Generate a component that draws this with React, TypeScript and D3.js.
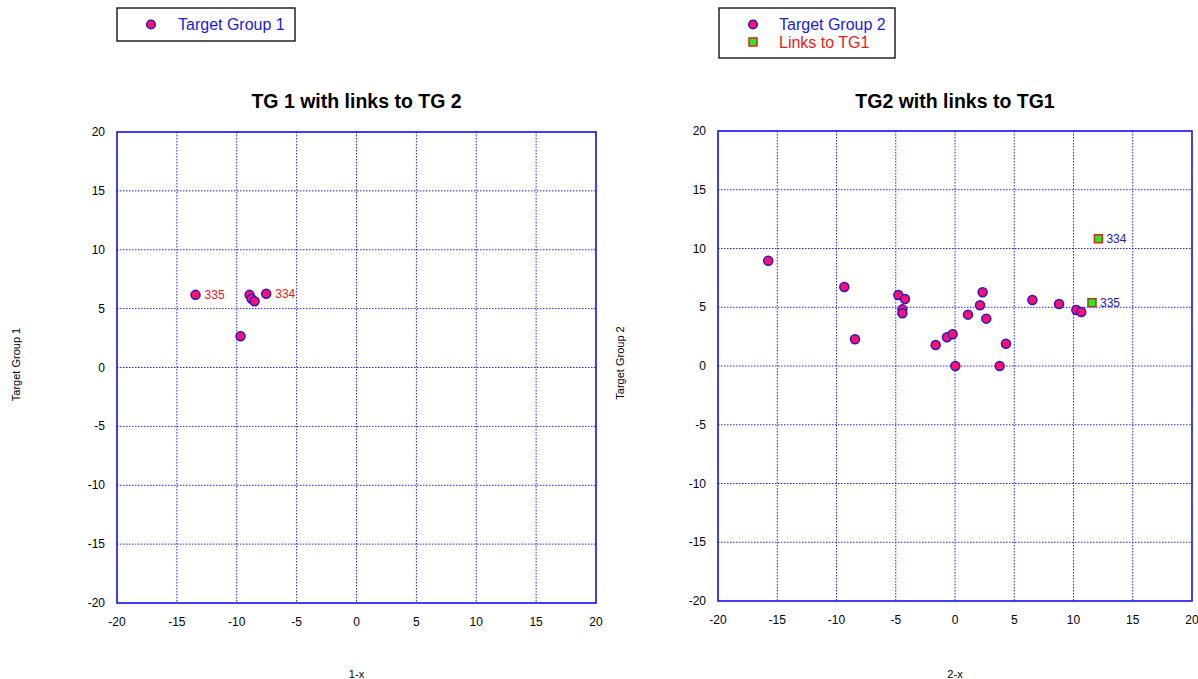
import React from "react";
import * as d3 from "d3";

const ticks = [-20, -15, -10, -5, 0, 5, 10, 15, 20];

const tg1X = [-13.44, -8.93, -8.76, -8.51, -7.54, -9.68];
const tg1Y = [6.17, 6.17, 5.83, 5.63, 6.26, 2.66];
const tg1Labels = ["335", "", "", "", "334", ""];

const tg2X = [-15.76, -9.34, -8.44, -4.78, -4.22, -4.44, -4.44, -1.63, -0.68, -0.2, 0.03, 1.1, 2.11, 2.33, 2.64, 3.77, 4.3, 6.53, 8.78, 10.24, 10.66];
const tg2Y = [8.96, 6.72, 2.27, 6.04, 5.7, 4.82, 4.48, 1.79, 2.44, 2.7, 0, 4.37, 5.17, 6.27, 4.03, 0, 1.9, 5.62, 5.28, 4.77, 4.6];

const linkX = [12.1, 11.56];
const linkY = [10.83, 5.39];
const linkLabels = ["334", "335"];

const FONT = "Arial, 'Liberation Sans', sans-serif";
const CIRCLE_FILL = "#ff0f6e";
const CIRCLE_STROKE = "#2a16c8";
const GRID = "#2424e0";
const AXIS = "#1010f0";

type PanelProps = {
  x0: number; x1: number; y0: number; y1: number;
  title: string; xTitle: string; yTitle: string; yTitleX: number;
  children: (sx: d3.ScaleLinear<number, number>, sy: d3.ScaleLinear<number, number>) => React.ReactNode;
};

function Panel({ x0, x1, y0, y1, title, xTitle, yTitle, yTitleX, children }: PanelProps) {
  const sx = d3.scaleLinear().domain([-20, 20]).range([x0, x1]);
  const sy = d3.scaleLinear().domain([-20, 20]).range([y1, y0]);
  const cx = (x0 + x1) / 2;
  const cy = (y0 + y1) / 2;
  return (
    <g>
      <text x={cx} y={108} textAnchor="middle" fontFamily={FONT} fontWeight="bold" fontSize={19.5} fill="#000">{title}</text>
      {ticks.filter(t => t > -20 && t < 20).map(t => (
        <g key={"g" + t}>
          <line x1={sx(t)} x2={sx(t)} y1={y0} y2={y1} stroke={GRID} strokeWidth={1} strokeDasharray="1.5,1.5" />
          <line x1={x0} x2={x1} y1={sy(t)} y2={sy(t)} stroke={GRID} strokeWidth={1} strokeDasharray="1.5,1.5" />
        </g>
      ))}
      <rect x={x0} y={y0} width={x1 - x0} height={y1 - y0} fill="none" stroke={AXIS} strokeWidth={1.6} />
      {ticks.map(t => (
        <text key={"xt" + t} x={sx(t)} y={y1 + 23} textAnchor="middle" fontFamily={FONT} fontSize={12} fill="#000">{t}</text>
      ))}
      {ticks.map(t => (
        <text key={"yt" + t} x={x0 - 12} y={sy(t) + 4} textAnchor="end" fontFamily={FONT} fontSize={12} fill="#000">{t}</text>
      ))}
      <text x={cx} y={678} textAnchor="middle" fontFamily={FONT} fontSize={11} fill="#000">{xTitle}</text>
      <text transform={`translate(${yTitleX},${cy - 3}) rotate(-90)`} textAnchor="middle" fontFamily={FONT} fontSize={11} fill="#000">{yTitle}</text>
      {children(sx, sy)}
    </g>
  );
}

export default function App() {
  return (
    <svg width={1198} height={679} style={{ position: "absolute", left: 0, top: 0 }}>
      <rect width={1198} height={679} fill="#fff" />
      {/* Legend 1 */}
      <rect x={117} y={8} width={178} height={33} fill="#fff" stroke="#000" strokeWidth={1.3} />
      <circle cx={151} cy={24.5} r={4.3} fill={CIRCLE_FILL} stroke={CIRCLE_STROKE} strokeWidth={1.5} />
      <text x={178} y={30} fontFamily={FONT} fontSize={16} fill="#1a1ae0">Target Group 1</text>
      {/* Legend 2 */}
      <rect x={719} y={8} width={176} height={50} fill="#fff" stroke="#000" strokeWidth={1.3} />
      <circle cx={753} cy={24.5} r={4.3} fill={CIRCLE_FILL} stroke={CIRCLE_STROKE} strokeWidth={1.5} />
      <text x={779} y={30} fontFamily={FONT} fontSize={16} fill="#1a1ae0">Target Group 2</text>
      <rect x={749} y={38} width={8} height={8} fill="#22ee22" stroke="#e02020" strokeWidth={1.5} />
      <text x={779} y={47.5} fontFamily={FONT} fontSize={16} fill="#ee1a1a">Links to TG1</text>

      <Panel x0={117} x1={596} y0={132} y1={603} title="TG 1 with links to TG 2" xTitle="1-x" yTitle="Target Group 1" yTitleX={20}>
        {(sx, sy) => (
          <g>
            {tg1X.map((x, i) => (
              <g key={"p1" + i}>
                <circle cx={sx(x)} cy={sy(tg1Y[i])} r={4.5} fill={CIRCLE_FILL} stroke={CIRCLE_STROKE} strokeWidth={1.5} />
                {tg1Labels[i] && (
                  <text x={sx(x) + 9} y={sy(tg1Y[i]) + 4} fontFamily={FONT} fontSize={12} fill="#e81818">{tg1Labels[i]}</text>
                )}
              </g>
            ))}
          </g>
        )}
      </Panel>

      <Panel x0={718} x1={1192} y0={131} y1={601} title="TG2 with links to TG1" xTitle="2-x" yTitle="Target Group 2" yTitleX={624}>
        {(sx, sy) => (
          <g>
            {tg2X.map((x, i) => (
              <circle key={"p2" + i} cx={sx(x)} cy={sy(tg2Y[i])} r={4.5} fill={CIRCLE_FILL} stroke={CIRCLE_STROKE} strokeWidth={1.5} />
            ))}
            {linkX.map((x, i) => (
              <g key={"l" + i}>
                <rect x={sx(x) - 4} y={sy(linkY[i]) - 4} width={8} height={8} fill="#22ee22" stroke={i === 0 ? "#e02020" : "#a04010"} strokeWidth={1.5} />
                <text x={sx(x) + 8} y={sy(linkY[i]) + 4} fontFamily={FONT} fontSize={12} fill="#2020c0">{linkLabels[i]}</text>
              </g>
            ))}
          </g>
        )}
      </Panel>
    </svg>
  );
}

· · · ·

__PROBLEM REQUIREMENTS__
Reproduce every line exactly and omit all pictures.

__SOLUTION FOR THIS EXERCISE__
Generate a component that draws this with React, TypeScript and D3.js.
import React from "react";
import * as d3 from "d3";

const ticks = [-20, -15, -10, -5, 0, 5, 10, 15, 20];

const tg1X = [-13.44, -8.93, -8.76, -8.51, -7.54, -9.68];
const tg1Y = [6.17, 6.17, 5.83, 5.63, 6.26, 2.66];
const tg1Labels = ["335", "", "", "", "334", ""];

const tg2X = [-15.76, -9.34, -8.44, -4.78, -4.22, -4.44, -4.44, -1.63, -0.68, -0.2, 0.03, 1.1, 2.11, 2.33, 2.64, 3.77, 4.3, 6.53, 8.78, 10.24, 10.66];
const tg2Y = [8.96, 6.72, 2.27, 6.04, 5.7, 4.82, 4.48, 1.79, 2.44, 2.7, 0, 4.37, 5.17, 6.27, 4.03, 0, 1.9, 5.62, 5.28, 4.77, 4.6];

const linkX = [12.1, 11.56];
const linkY = [10.83, 5.39];
const linkLabels = ["334", "335"];

const FONT = "Arial, 'Liberation Sans', sans-serif";
const CIRCLE_FILL = "#ff0f6e";
const CIRCLE_STROKE = "#2a16c8";
const GRID = "#2424e0";
const AXIS = "#1010f0";

type PanelProps = {
  x0: number; x1: number; y0: number; y1: number;
  title: string; xTitle: string; yTitle: string; yTitleX: number;
  children: (sx: d3.ScaleLinear<number, number>, sy: d3.ScaleLinear<number, number>) => React.ReactNode;
};

function Panel({ x0, x1, y0, y1, title, xTitle, yTitle, yTitleX, children }: PanelProps) {
  const sx = d3.scaleLinear().domain([-20, 20]).range([x0, x1]);
  const sy = d3.scaleLinear().domain([-20, 20]).range([y1, y0]);
  const cx = (x0 + x1) / 2;
  const cy = (y0 + y1) / 2;
  return (
    <g>
      <text x={cx} y={108} textAnchor="middle" fontFamily={FONT} fontWeight="bold" fontSize={19.5} fill="#000">{title}</text>
      {ticks.filter(t => t > -20 && t < 20).map(t => (
        <g key={"g" + t}>
          <line x1={sx(t)} x2={sx(t)} y1={y0} y2={y1} stroke={GRID} strokeWidth={1} strokeDasharray="1.5,1.5" />
          <line x1={x0} x2={x1} y1={sy(t)} y2={sy(t)} stroke={GRID} strokeWidth={1} strokeDasharray="1.5,1.5" />
        </g>
      ))}
      <rect x={x0} y={y0} width={x1 - x0} height={y1 - y0} fill="none" stroke={AXIS} strokeWidth={1.6} />
      {ticks.map(t => (
        <text key={"xt" + t} x={sx(t)} y={y1 + 23} textAnchor="middle" fontFamily={FONT} fontSize={12} fill="#000">{t}</text>
      ))}
      {ticks.map(t => (
        <text key={"yt" + t} x={x0 - 12} y={sy(t) + 4} textAnchor="end" fontFamily={FONT} fontSize={12} fill="#000">{t}</text>
      ))}
      <text x={cx} y={678} textAnchor="middle" fontFamily={FONT} fontSize={11} fill="#000">{xTitle}</text>
      <text transform={`translate(${yTitleX},${cy - 3}) rotate(-90)`} textAnchor="middle" fontFamily={FONT} fontSize={11} fill="#000">{yTitle}</text>
      {children(sx, sy)}
    </g>
  );
}

export default function App() {
  return (
    <svg width={1198} height={679} style={{ position: "absolute", left: 0, top: 0 }}>
      <rect width={1198} height={679} fill="#fff" />
      {/* Legend 1 */}
      <rect x={117} y={8} width={178} height={33} fill="#fff" stroke="#000" strokeWidth={1.3} />
      <circle cx={151} cy={24.5} r={4.3} fill={CIRCLE_FILL} stroke={CIRCLE_STROKE} strokeWidth={1.5} />
      <text x={178} y={30} fontFamily={FONT} fontSize={16} fill="#1a1ae0">Target Group 1</text>
      {/* Legend 2 */}
      <rect x={719} y={8} width={176} height={50} fill="#fff" stroke="#000" strokeWidth={1.3} />
      <circle cx={753} cy={24.5} r={4.3} fill={CIRCLE_FILL} stroke={CIRCLE_STROKE} strokeWidth={1.5} />
      <text x={779} y={30} fontFamily={FONT} fontSize={16} fill="#1a1ae0">Target Group 2</text>
      <rect x={749} y={38} width={8} height={8} fill="#22ee22" stroke="#e02020" strokeWidth={1.5} />
      <text x={779} y={47.5} fontFamily={FONT} fontSize={16} fill="#ee1a1a">Links to TG1</text>

      <Panel x0={117} x1={596} y0={132} y1={603} title="TG 1 with links to TG 2" xTitle="1-x" yTitle="Target Group 1" yTitleX={20}>
        {(sx, sy) => (
          <g>
            {tg1X.map((x, i) => (
              <g key={"p1" + i}>
                <circle cx={sx(x)} cy={sy(tg1Y[i])} r={4.5} fill={CIRCLE_FILL} stroke={CIRCLE_STROKE} strokeWidth={1.5} />
                {tg1Labels[i] && (
                  <text x={sx(x) + 9} y={sy(tg1Y[i]) + 4} fontFamily={FONT} fontSize={12} fill="#e81818">{tg1Labels[i]}</text>
                )}
              </g>
            ))}
          </g>
        )}
      </Panel>

      <Panel x0={718} x1={1192} y0={131} y1={601} title="TG2 with links to TG1" xTitle="2-x" yTitle="Target Group 2" yTitleX={624}>
        {(sx, sy) => (
          <g>
            {tg2X.map((x, i) => (
              <circle key={"p2" + i} cx={sx(x)} cy={sy(tg2Y[i])} r={4.5} fill={CIRCLE_FILL} stroke={CIRCLE_STROKE} strokeWidth={1.5} />
            ))}
            {linkX.map((x, i) => (
              <g key={"l" + i}>
                <rect x={sx(x) - 4} y={sy(linkY[i]) - 4} width={8} height={8} fill="#22ee22" stroke={i === 0 ? "#e02020" : "#a04010"} strokeWidth={1.5} />
                <text x={sx(x) + 8} y={sy(linkY[i]) + 4} fontFamily={FONT} fontSize={12} fill="#2020c0">{linkLabels[i]}</text>
              </g>
            ))}
          </g>
        )}
      </Panel>
    </svg>
  );
}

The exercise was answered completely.